WHAT IS REQUIRED: Print the records below word for word, but leave out the pictures.

MATERIAL FOR THIS EXERCISE:
+ + +
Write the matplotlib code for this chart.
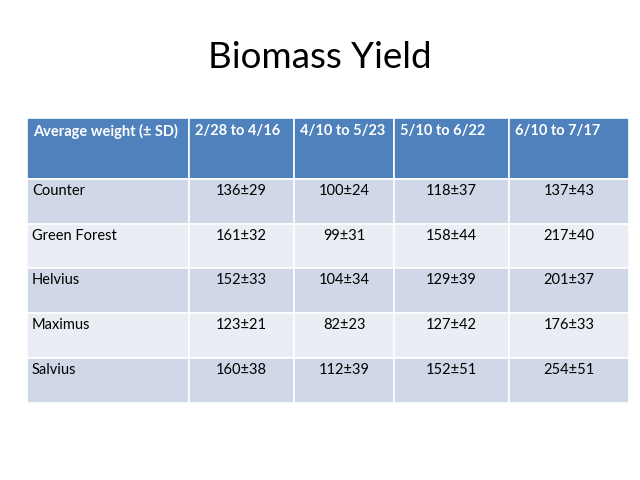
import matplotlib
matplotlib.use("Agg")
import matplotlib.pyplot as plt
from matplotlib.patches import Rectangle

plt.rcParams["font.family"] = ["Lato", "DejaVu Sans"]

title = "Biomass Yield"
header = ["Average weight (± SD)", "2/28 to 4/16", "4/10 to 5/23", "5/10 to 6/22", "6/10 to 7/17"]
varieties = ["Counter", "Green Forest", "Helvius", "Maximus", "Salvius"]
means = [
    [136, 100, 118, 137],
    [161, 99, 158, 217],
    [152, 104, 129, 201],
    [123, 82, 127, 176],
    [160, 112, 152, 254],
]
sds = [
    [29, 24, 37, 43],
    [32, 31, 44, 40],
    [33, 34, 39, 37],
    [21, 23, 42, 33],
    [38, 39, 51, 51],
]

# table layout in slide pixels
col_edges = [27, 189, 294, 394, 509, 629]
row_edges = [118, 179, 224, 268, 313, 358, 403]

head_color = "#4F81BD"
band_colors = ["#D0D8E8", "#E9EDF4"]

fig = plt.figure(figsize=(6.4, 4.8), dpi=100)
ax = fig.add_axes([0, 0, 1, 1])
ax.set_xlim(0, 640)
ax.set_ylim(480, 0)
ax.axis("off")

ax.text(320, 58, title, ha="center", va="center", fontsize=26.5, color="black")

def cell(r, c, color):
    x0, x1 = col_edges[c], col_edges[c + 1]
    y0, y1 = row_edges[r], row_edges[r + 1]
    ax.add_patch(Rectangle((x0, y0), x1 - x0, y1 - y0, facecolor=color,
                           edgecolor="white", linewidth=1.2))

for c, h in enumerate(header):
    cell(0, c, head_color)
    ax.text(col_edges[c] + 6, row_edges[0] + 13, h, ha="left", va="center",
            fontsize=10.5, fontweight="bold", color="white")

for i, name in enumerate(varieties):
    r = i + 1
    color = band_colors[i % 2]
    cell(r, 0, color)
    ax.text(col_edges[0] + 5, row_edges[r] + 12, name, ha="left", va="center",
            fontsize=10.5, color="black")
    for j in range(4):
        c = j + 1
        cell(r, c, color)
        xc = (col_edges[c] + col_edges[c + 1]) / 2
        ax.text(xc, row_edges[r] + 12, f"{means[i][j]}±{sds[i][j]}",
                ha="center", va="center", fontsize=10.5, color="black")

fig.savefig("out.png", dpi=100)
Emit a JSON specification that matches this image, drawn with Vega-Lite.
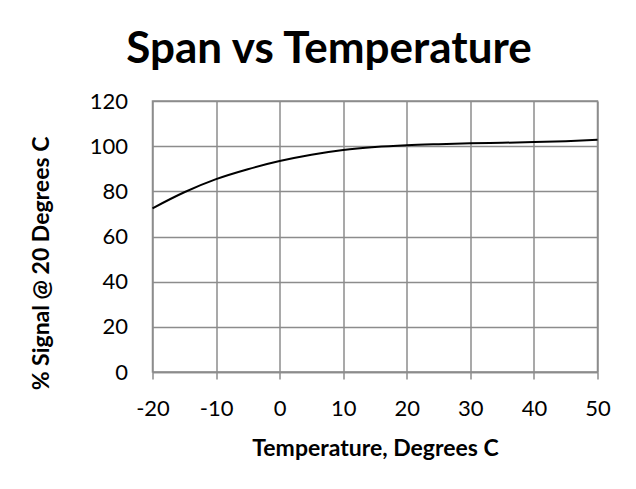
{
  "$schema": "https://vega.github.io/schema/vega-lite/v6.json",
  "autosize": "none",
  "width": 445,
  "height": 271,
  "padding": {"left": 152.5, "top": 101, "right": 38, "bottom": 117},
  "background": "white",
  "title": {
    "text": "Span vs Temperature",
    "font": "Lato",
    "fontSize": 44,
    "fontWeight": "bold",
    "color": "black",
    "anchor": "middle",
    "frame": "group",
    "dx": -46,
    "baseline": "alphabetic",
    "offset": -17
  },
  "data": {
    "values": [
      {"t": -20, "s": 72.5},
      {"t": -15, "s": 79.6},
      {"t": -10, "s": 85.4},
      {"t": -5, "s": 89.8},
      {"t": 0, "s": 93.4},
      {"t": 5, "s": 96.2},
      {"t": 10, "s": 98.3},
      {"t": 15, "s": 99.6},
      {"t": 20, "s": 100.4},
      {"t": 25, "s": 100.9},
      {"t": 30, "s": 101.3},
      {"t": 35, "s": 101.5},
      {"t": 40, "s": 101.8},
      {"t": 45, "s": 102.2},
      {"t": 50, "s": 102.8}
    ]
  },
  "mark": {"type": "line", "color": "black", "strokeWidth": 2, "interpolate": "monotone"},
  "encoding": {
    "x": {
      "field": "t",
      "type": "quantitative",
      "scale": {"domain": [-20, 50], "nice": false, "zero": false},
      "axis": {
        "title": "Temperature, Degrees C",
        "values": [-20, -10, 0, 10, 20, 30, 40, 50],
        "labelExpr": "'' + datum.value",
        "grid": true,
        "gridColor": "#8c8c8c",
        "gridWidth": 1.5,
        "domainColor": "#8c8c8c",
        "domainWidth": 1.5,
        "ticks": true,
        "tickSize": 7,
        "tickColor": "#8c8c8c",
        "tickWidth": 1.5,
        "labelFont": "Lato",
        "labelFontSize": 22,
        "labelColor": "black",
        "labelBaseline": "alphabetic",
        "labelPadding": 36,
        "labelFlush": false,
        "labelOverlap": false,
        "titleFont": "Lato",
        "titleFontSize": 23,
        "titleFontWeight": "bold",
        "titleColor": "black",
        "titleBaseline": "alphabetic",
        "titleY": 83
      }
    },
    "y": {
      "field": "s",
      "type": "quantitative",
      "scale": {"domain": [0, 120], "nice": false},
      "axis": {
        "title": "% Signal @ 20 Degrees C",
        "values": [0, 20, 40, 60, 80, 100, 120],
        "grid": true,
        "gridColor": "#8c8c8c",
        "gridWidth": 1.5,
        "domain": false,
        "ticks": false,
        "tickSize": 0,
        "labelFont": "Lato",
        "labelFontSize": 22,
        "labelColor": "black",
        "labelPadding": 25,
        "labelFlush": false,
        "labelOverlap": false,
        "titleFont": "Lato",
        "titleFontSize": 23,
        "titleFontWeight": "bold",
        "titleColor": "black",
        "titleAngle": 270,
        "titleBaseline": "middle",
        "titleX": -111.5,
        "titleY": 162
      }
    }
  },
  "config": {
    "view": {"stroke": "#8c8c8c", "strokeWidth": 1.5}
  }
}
+ + +
RESULT OF THE EXERCISE:
Write the matplotlib code for this chart.
import matplotlib
matplotlib.use("Agg")
import matplotlib.pyplot as plt
from matplotlib.patches import Rectangle

plt.rcParams["font.family"] = ["Lato", "DejaVu Sans"]

title = "Biomass Yield"
header = ["Average weight (± SD)", "2/28 to 4/16", "4/10 to 5/23", "5/10 to 6/22", "6/10 to 7/17"]
varieties = ["Counter", "Green Forest", "Helvius", "Maximus", "Salvius"]
means = [
    [136, 100, 118, 137],
    [161, 99, 158, 217],
    [152, 104, 129, 201],
    [123, 82, 127, 176],
    [160, 112, 152, 254],
]
sds = [
    [29, 24, 37, 43],
    [32, 31, 44, 40],
    [33, 34, 39, 37],
    [21, 23, 42, 33],
    [38, 39, 51, 51],
]

# table layout in slide pixels
col_edges = [27, 189, 294, 394, 509, 629]
row_edges = [118, 179, 224, 268, 313, 358, 403]

head_color = "#4F81BD"
band_colors = ["#D0D8E8", "#E9EDF4"]

fig = plt.figure(figsize=(6.4, 4.8), dpi=100)
ax = fig.add_axes([0, 0, 1, 1])
ax.set_xlim(0, 640)
ax.set_ylim(480, 0)
ax.axis("off")

ax.text(320, 58, title, ha="center", va="center", fontsize=26.5, color="black")

def cell(r, c, color):
    x0, x1 = col_edges[c], col_edges[c + 1]
    y0, y1 = row_edges[r], row_edges[r + 1]
    ax.add_patch(Rectangle((x0, y0), x1 - x0, y1 - y0, facecolor=color,
                           edgecolor="white", linewidth=1.2))

for c, h in enumerate(header):
    cell(0, c, head_color)
    ax.text(col_edges[c] + 6, row_edges[0] + 13, h, ha="left", va="center",
            fontsize=10.5, fontweight="bold", color="white")

for i, name in enumerate(varieties):
    r = i + 1
    color = band_colors[i % 2]
    cell(r, 0, color)
    ax.text(col_edges[0] + 5, row_edges[r] + 12, name, ha="left", va="center",
            fontsize=10.5, color="black")
    for j in range(4):
        c = j + 1
        cell(r, c, color)
        xc = (col_edges[c] + col_edges[c + 1]) / 2
        ax.text(xc, row_edges[r] + 12, f"{means[i][j]}±{sds[i][j]}",
                ha="center", va="center", fontsize=10.5, color="black")

fig.savefig("out.png", dpi=100)
Emit a JSON specification that matches this image, drawn with Vega-Lite.
{
  "$schema": "https://vega.github.io/schema/vega-lite/v6.json",
  "autosize": "none",
  "width": 445,
  "height": 271,
  "padding": {"left": 152.5, "top": 101, "right": 38, "bottom": 117},
  "background": "white",
  "title": {
    "text": "Span vs Temperature",
    "font": "Lato",
    "fontSize": 44,
    "fontWeight": "bold",
    "color": "black",
    "anchor": "middle",
    "frame": "group",
    "dx": -46,
    "baseline": "alphabetic",
    "offset": -17
  },
  "data": {
    "values": [
      {"t": -20, "s": 72.5},
      {"t": -15, "s": 79.6},
      {"t": -10, "s": 85.4},
      {"t": -5, "s": 89.8},
      {"t": 0, "s": 93.4},
      {"t": 5, "s": 96.2},
      {"t": 10, "s": 98.3},
      {"t": 15, "s": 99.6},
      {"t": 20, "s": 100.4},
      {"t": 25, "s": 100.9},
      {"t": 30, "s": 101.3},
      {"t": 35, "s": 101.5},
      {"t": 40, "s": 101.8},
      {"t": 45, "s": 102.2},
      {"t": 50, "s": 102.8}
    ]
  },
  "mark": {"type": "line", "color": "black", "strokeWidth": 2, "interpolate": "monotone"},
  "encoding": {
    "x": {
      "field": "t",
      "type": "quantitative",
      "scale": {"domain": [-20, 50], "nice": false, "zero": false},
      "axis": {
        "title": "Temperature, Degrees C",
        "values": [-20, -10, 0, 10, 20, 30, 40, 50],
        "labelExpr": "'' + datum.value",
        "grid": true,
        "gridColor": "#8c8c8c",
        "gridWidth": 1.5,
        "domainColor": "#8c8c8c",
        "domainWidth": 1.5,
        "ticks": true,
        "tickSize": 7,
        "tickColor": "#8c8c8c",
        "tickWidth": 1.5,
        "labelFont": "Lato",
        "labelFontSize": 22,
        "labelColor": "black",
        "labelBaseline": "alphabetic",
        "labelPadding": 36,
        "labelFlush": false,
        "labelOverlap": false,
        "titleFont": "Lato",
        "titleFontSize": 23,
        "titleFontWeight": "bold",
        "titleColor": "black",
        "titleBaseline": "alphabetic",
        "titleY": 83
      }
    },
    "y": {
      "field": "s",
      "type": "quantitative",
      "scale": {"domain": [0, 120], "nice": false},
      "axis": {
        "title": "% Signal @ 20 Degrees C",
        "values": [0, 20, 40, 60, 80, 100, 120],
        "grid": true,
        "gridColor": "#8c8c8c",
        "gridWidth": 1.5,
        "domain": false,
        "ticks": false,
        "tickSize": 0,
        "labelFont": "Lato",
        "labelFontSize": 22,
        "labelColor": "black",
        "labelPadding": 25,
        "labelFlush": false,
        "labelOverlap": false,
        "titleFont": "Lato",
        "titleFontSize": 23,
        "titleFontWeight": "bold",
        "titleColor": "black",
        "titleAngle": 270,
        "titleBaseline": "middle",
        "titleX": -111.5,
        "titleY": 162
      }
    }
  },
  "config": {
    "view": {"stroke": "#8c8c8c", "strokeWidth": 1.5}
  }
}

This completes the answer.